To his dubious credit, in early June, Bush finally came out forthrightly in support of an amendment banning same sex marriage. Though some call it a diversionary tactic shielding his numerous amazing controversies.
However, it's not all Bush. The anti-same sex marriage furor is part of a much larger, more encompassing antisex backlash that's been percolating for decades. For 40 years reactionaries have held birth control as a prescription for decadence. Conveniently ignoring that militarism, illiteracy, and poverty are the roots of decadence.
In the late '80s Republican Senator Jesse Helms targeted queer creativity in an all out 'culture war' against the National Endowment for the Arts (NEA). Even efforts to prevent bullying of schoolchildren have come to be pegged as queer indoctrination.
And the 2003 overturning of archaic sodomy laws were portrayed as a step toward same sex marriage, rather than the victory for bedroom privacy for every adult that it actually was.

Bush Supreme Court nominee Harriet Myers is said to have flunked her litmus test by Christian extremists because she was OK with the 1965 Griswold decision that allowed married couples the right to use contraception. Her never-married status as an older middle-aged woman didn't help. Just as Condi Rice's never-married status may dog her chances at the Presidency.
In the 1980s, Born-agains fueled fears of child molestation. Now with the internet, their thrust has become nothing less than an Orwellian tool for mass mind-control. To hear them talk, there's no difference between child porn and internet adult porn. Just as homo marriage is conflated with hetero-based abortion. And because the general American public, even the millions who count themselves as liberal or libertarian, still get tongue-tied when conversing very deeply about sexual issues, the Deliverance hijackers of the GOP get the upper hand. Squeal like a pig you goddamned heathen liberal while we borrow and spend our way to Armageddon and make Revelation come true! (I recommend heavy-duty reading of Bertrand Russell and Andrew Sullivan to combat such manipulation.)

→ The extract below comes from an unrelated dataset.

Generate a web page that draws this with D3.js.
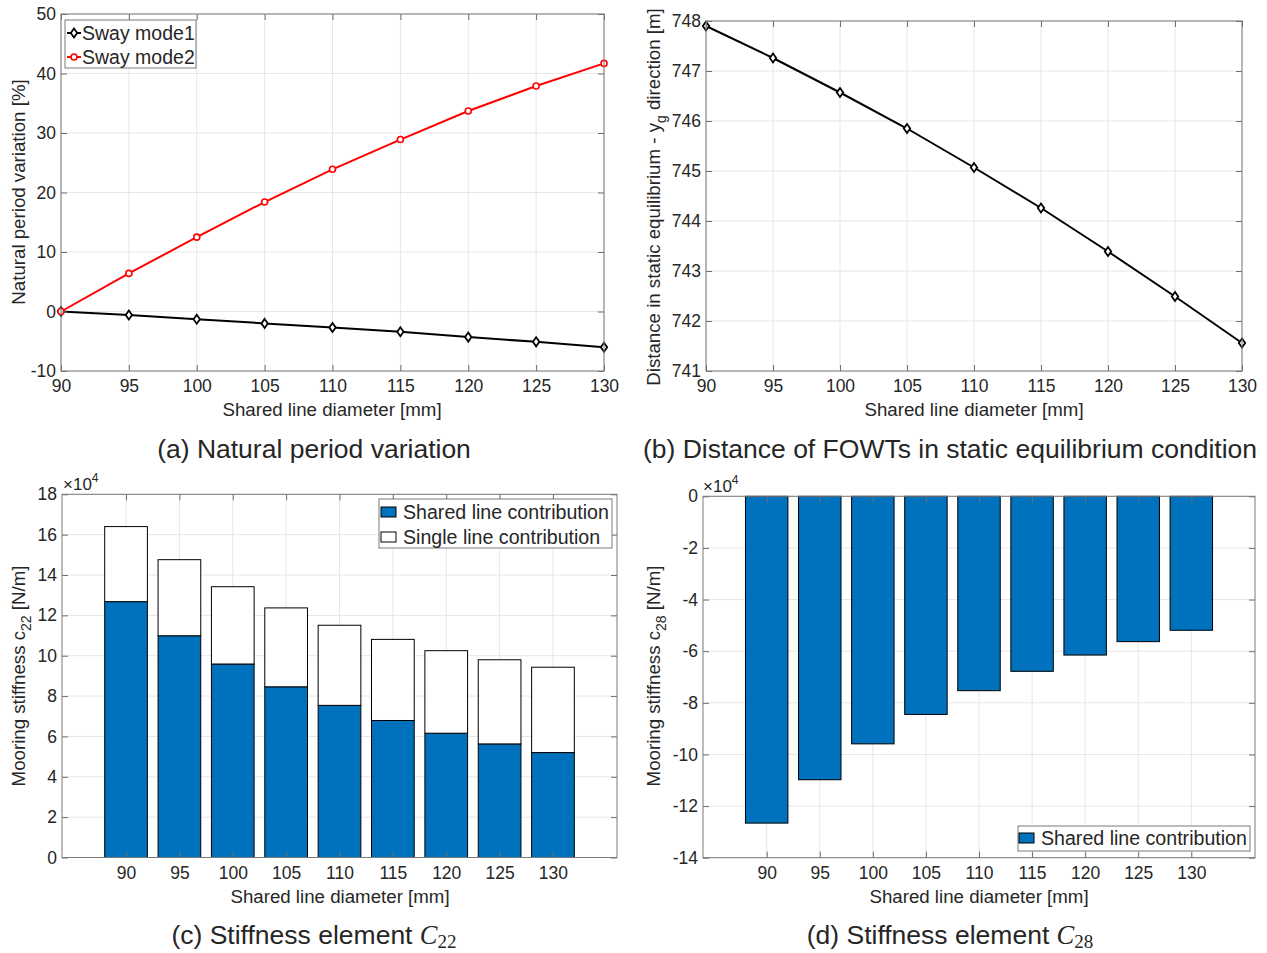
<!DOCTYPE html>
<html>
<head>
<meta charset="utf-8">
<script src="https://cdn.jsdelivr.net/npm/d3@7"></script>
<style>
  body { margin: 0; background: #fff; }
  text { font-family: 'Liberation Sans', Arial, sans-serif; fill: #262626; }
</style>
</head>
<body>
<svg id="fig" width="1267" height="953"></svg>
<script>
// data
const diameters = [90, 95, 100, 105, 110, 115, 120, 125, 130]
const swayMode1 = [0, -0.6, -1.3, -2.0, -2.7, -3.4, -4.3, -5.1, -6.0]
const swayMode2 = [0, 6.4, 12.5, 18.4, 23.9, 28.9, 33.7, 37.9, 41.7]
const distanceYg = [747.9, 747.26, 746.57, 745.85, 745.07, 744.26, 743.39, 742.49, 741.56]
const c22Shared = [126800, 109900, 95900, 84600, 75400, 67900, 61600, 56300, 52000]
const c22Single = [37200, 37700, 38300, 39100, 39700, 40200, 40900, 41700, 42300]
const c28Shared = [-126600, -109800, -95900, -84500, -75300, -67800, -61500, -56300, -51900]

const ticksA = [-10, 0, 10, 20, 30, 40, 50]
const ticksB = [741, 742, 743, 744, 745, 746, 747, 748]
const ticksC = [0, 2, 4, 6, 8, 10, 12, 14, 16, 18].map(d => d * 1e4)
const ticksD = [-14, -12, -10, -8, -6, -4, -2, 0].map(d => d * 1e4)

const blue = '#0072BD'
const svg = d3.select('#fig')

function gridAndAxes(x, y, xticks, yticks, yfmt) {
  const [xa, xb] = x.range()
  const yr = y.range()
  const ya = Math.max(...yr), yb = Math.min(...yr)
  const grid = svg.append('g')
  grid.selectAll('.gx').data(xticks).enter().append('line')
    .attr('x1', d => x(d)).attr('x2', d => x(d)).attr('y1', ya).attr('y2', yb)
    .attr('stroke', '#e6e6e6').attr('stroke-width', 1)
  grid.selectAll('.gy').data(yticks).enter().append('line')
    .attr('y1', d => y(d)).attr('y2', d => y(d)).attr('x1', xa).attr('x2', xb)
    .attr('stroke', '#e6e6e6').attr('stroke-width', 1)

  return function drawAxes() {
    const g = svg.append('g')
    g.append('g').attr('transform', `translate(0,${ya})`)
      .call(d3.axisBottom(x).tickValues(xticks).tickSizeInner(-6).tickSizeOuter(0).tickPadding(9))
    g.append('g').attr('transform', `translate(0,${yb})`)
      .call(d3.axisTop(x).tickValues(xticks).tickFormat('').tickSizeInner(-6).tickSizeOuter(0))
    g.append('g').attr('transform', `translate(${xa},0)`)
      .call(d3.axisLeft(y).tickValues(yticks).tickFormat(yfmt).tickSizeInner(-6).tickSizeOuter(0).tickPadding(5))
    g.append('g').attr('transform', `translate(${xb},0)`)
      .call(d3.axisRight(y).tickValues(yticks).tickFormat('').tickSizeInner(-6).tickSizeOuter(0))
    g.selectAll('.domain').remove()
    g.selectAll('.tick line').attr('stroke', '#6e6e6e')
    g.selectAll('.tick text').style('font-size', '17.5px').attr('fill', '#262626')
      .style('font-family', "'Liberation Sans', Arial, sans-serif")
    g.append('rect').attr('x', xa).attr('y', yb).attr('width', xb - xa).attr('height', ya - yb)
      .attr('fill', 'none').attr('stroke', '#7a7a7a').attr('stroke-width', 1)
  }
}

function xLabel(cx, cy, txt) {
  svg.append('text').attr('x', cx).attr('y', cy).attr('text-anchor', 'middle')
    .style('font-size', '18.7px').text(txt)
}

function yLabel(cx, cy, before, sub, after) {
  const t = svg.append('text').attr('transform', `translate(${cx},${cy}) rotate(-90)`)
    .attr('text-anchor', 'middle').style('font-size', '18.7px')
  t.append('tspan').text(before)
  if (sub) {
    t.append('tspan').attr('dy', 6).style('font-size', '14px').text(sub)
    t.append('tspan').attr('dy', -6).text(after)
  }
}

function caption(cx, cy, txt, math, sub) {
  const t = svg.append('text').attr('x', cx).attr('y', cy).attr('text-anchor', 'middle')
    .style('font-size', '26.5px').text(txt)
  if (math) {
    t.append('tspan').style('font-family', "'Liberation Serif', 'DejaVu Serif', serif")
      .style('font-style', 'italic').text(math)
    t.append('tspan').attr('dy', 4).style('font-family', "'Liberation Serif', 'DejaVu Serif', serif")
      .style('font-size', '19px').text(sub)
  }
}

function exponent(x0, y0) {
  const t = svg.append('text').attr('x', x0).attr('y', y0).style('font-size', '17px')
  t.append('tspan').text('\u00d710')
  t.append('tspan').attr('dy', -8).style('font-size', '12px').text('4')
}

function diamond(sel, color) {
  sel.attr('d', 'M0,-4.5L3.2,0L0,4.5L-3.2,0Z')
    .attr('fill', '#fff').attr('stroke', color).attr('stroke-width', 1.8)
}

// (a) Natural period variation
{
  const x = d3.scaleLinear().domain([90, 130]).range([61, 604])
  const y = d3.scaleLinear().domain([-10, 50]).range([371, 14])
  const axes = gridAndAxes(x, y, diameters, ticksA, d => d)
  const line = d3.line().x((d, i) => x(diameters[i])).y(d => y(d))

  svg.append('path').datum(swayMode1).attr('d', line)
    .attr('fill', 'none').attr('stroke', '#000').attr('stroke-width', 2)
  svg.append('path').datum(swayMode2).attr('d', line)
    .attr('fill', 'none').attr('stroke', '#ff0000').attr('stroke-width', 2)
  svg.selectAll('.m1').data(swayMode1).enter().append('path')
    .attr('transform', (d, i) => `translate(${x(diameters[i])},${y(d)})`)
    .call(diamond, '#000')
  svg.selectAll('.m2').data(swayMode2).enter().append('circle')
    .attr('cx', (d, i) => x(diameters[i])).attr('cy', d => y(d)).attr('r', 3)
    .attr('fill', '#fff').attr('stroke', '#ff0000').attr('stroke-width', 1.6)
  axes()

  // legend
  const lg = svg.append('g')
  lg.append('rect').attr('x', 65).attr('y', 20).attr('width', 131).attr('height', 48)
    .attr('fill', '#fff').attr('stroke', '#7a7a7a')
  const items = [{ name: 'Sway mode1', c: '#000', m: 'd' }, { name: 'Sway mode2', c: '#ff0000', m: 'o' }]
  items.forEach((it, i) => {
    const yy = 33 + i * 24
    lg.append('line').attr('x1', 67).attr('x2', 81).attr('y1', yy).attr('y2', yy)
      .attr('stroke', it.c).attr('stroke-width', 2)
    if (it.m === 'd') {
      lg.append('path').attr('transform', `translate(74,${yy})`).call(diamond, it.c)
    } else {
      lg.append('circle').attr('cx', 74).attr('cy', yy).attr('r', 3)
        .attr('fill', '#fff').attr('stroke', it.c).attr('stroke-width', 1.6)
    }
    lg.append('text').attr('x', 82).attr('y', yy + 7).style('font-size', '19.5px').text(it.name)
  })

  xLabel(332, 416, 'Shared line diameter [mm]')
  yLabel(25, 192, 'Natural period variation [%]')
  caption(314, 458, '(a) Natural period variation')
}

// (b) Distance in static equilibrium
{
  const x = d3.scaleLinear().domain([90, 130]).range([706, 1242])
  const y = d3.scaleLinear().domain([741, 748]).range([371, 21])
  const axes = gridAndAxes(x, y, diameters, ticksB, d => d)
  const line = d3.line().x((d, i) => x(diameters[i])).y(d => y(d))
  svg.append('path').datum(distanceYg).attr('d', line)
    .attr('fill', 'none').attr('stroke', '#000').attr('stroke-width', 2)
  svg.selectAll('.mb').data(distanceYg).enter().append('path')
    .attr('transform', (d, i) => `translate(${x(diameters[i])},${y(d)})`)
    .call(diamond, '#000')
  axes()

  xLabel(974, 416, 'Shared line diameter [mm]')
  yLabel(660, 197, 'Distance in static equilibrium - y', 'g', ' direction [m]')
  caption(950, 458, '(b) Distance of FOWTs in static equilibrium condition')
}

// (c) Stiffness element C22
{
  const x = d3.scaleLinear().domain([84, 136]).range([62, 617])
  const y = d3.scaleLinear().domain([0, 180000]).range([857.5, 494.3])
  const bw = 0.8 * (x(95) - x(90))
  const axes = gridAndAxes(x, y, diameters, ticksC, d => d / 1e4)

  const stacked = diameters.map((d, i) => ({ d, shared: c22Shared[i], single: c22Single[i] }))
  const series = d3.stack().keys(['shared', 'single'])(stacked)
  const fills = { shared: blue, single: '#fff' }
  series.forEach(s => {
    svg.selectAll('.b' + s.key).data(s).enter().append('rect')
      .attr('x', p => x(p.data.d) - bw / 2).attr('width', bw)
      .attr('y', p => y(p[1])).attr('height', p => y(p[0]) - y(p[1]))
      .attr('fill', fills[s.key]).attr('stroke', '#000').attr('stroke-width', 1)
  })
  axes()
  exponent(63, 490)

  const lg = svg.append('g')
  lg.append('rect').attr('x', 379).attr('y', 499).attr('width', 233).attr('height', 49)
    .attr('fill', '#fff').attr('stroke', '#7a7a7a')
  ;[['Shared line contribution', blue], ['Single line contribution', '#fff']].forEach(([name, c], i) => {
    const yy = 512 + i * 25
    lg.append('rect').attr('x', 381).attr('y', yy - 5).attr('width', 15).attr('height', 10)
      .attr('fill', c).attr('stroke', '#000').attr('stroke-width', 1)
    lg.append('text').attr('x', 403).attr('y', yy + 7).style('font-size', '19.6px').text(name)
  })

  xLabel(340, 903, 'Shared line diameter [mm]')
  yLabel(25, 676, 'Mooring stiffness c', '22', ' [N/m]')
  caption(314, 944, '(c) Stiffness element ', 'C', '22')
}

// (d) Stiffness element C28
{
  const x = d3.scaleLinear().domain([84, 136]).range([703, 1255])
  const y = d3.scaleLinear().domain([-140000, 0]).range([857.7, 496.3])
  const bw = 0.8 * (x(95) - x(90))
  const axes = gridAndAxes(x, y, diameters, ticksD, d => d / 1e4)

  svg.selectAll('.bd').data(c28Shared).enter().append('rect')
    .attr('x', (d, i) => x(diameters[i]) - bw / 2).attr('width', bw)
    .attr('y', d => y(Math.max(0, d))).attr('height', d => Math.abs(y(d) - y(0)))
    .attr('fill', blue).attr('stroke', '#000').attr('stroke-width', 1)
  axes()
  exponent(703, 492)

  const lg = svg.append('g')
  lg.append('rect').attr('x', 1018).attr('y', 826).attr('width', 232).attr('height', 25)
    .attr('fill', '#fff').attr('stroke', '#7a7a7a')
  lg.append('rect').attr('x', 1019).attr('y', 833).attr('width', 15).attr('height', 10)
    .attr('fill', blue).attr('stroke', '#000').attr('stroke-width', 1)
  lg.append('text').attr('x', 1041).attr('y', 845).style('font-size', '19.6px').text('Shared line contribution')

  xLabel(979, 903, 'Shared line diameter [mm]')
  yLabel(660, 676, 'Mooring stiffness c', '28', ' [N/m]')
  caption(950, 944, '(d) Stiffness element ', 'C', '28')
}
</script>
</body>
</html>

Moreover, when we hear male warmongers, or rather 'occupation-mongers' rave on to 'support our troops' it frequently shades a tint of homoerotic yearning and more than a little guilt itself, given that so many 'occupation-mongers' are actually draft dodgers.
But subterfuge is neocon art form. Male prostitute Jeff Gannon was a Bush White House regular. Tom DeLay, Ralph Reed, and Jack Abramoff have allegedly exploited helpless women in Saipan rape and abortion outposts while Democrats evade addressing it. The U.S.'s own ally, Muslim demagogue Ali al Sistani issued a fatwa calling for death of homosexuals in Iraq last year, still in effect. But mum's the word on Capitol Hill.
And there's deceptive demeanor. The far less-than-studly Ken Melman, Paul Wolfowitz, Richard Perle, and Karl Rove by associating themselves with militarism, trick us into falsely seeing in them a machismo incongruent with their true essence. Dick Cheney, by wrongly attacking John Kerry, revealed his shame over daughter Mary's lesbianism. His masculinity was already under attack because his numerous military deferments are seen by some as draft-dodging. Something neocons dogged Bill Clinton with for years.
These powergrabbing latent Republi-queens could finally live as sexually fulfilled girlie-men and broker deals with their hubbies for open marriage and create fantasies with the soldiers they secretly lust for but have abandoned through lack of policy and body armor. We kill what we desire, they say. They might even pass 'em some bucks for sexual favors and make up for the benefits they have no intention of providing them. Jeff Gannon and John O'Neill could head up the program.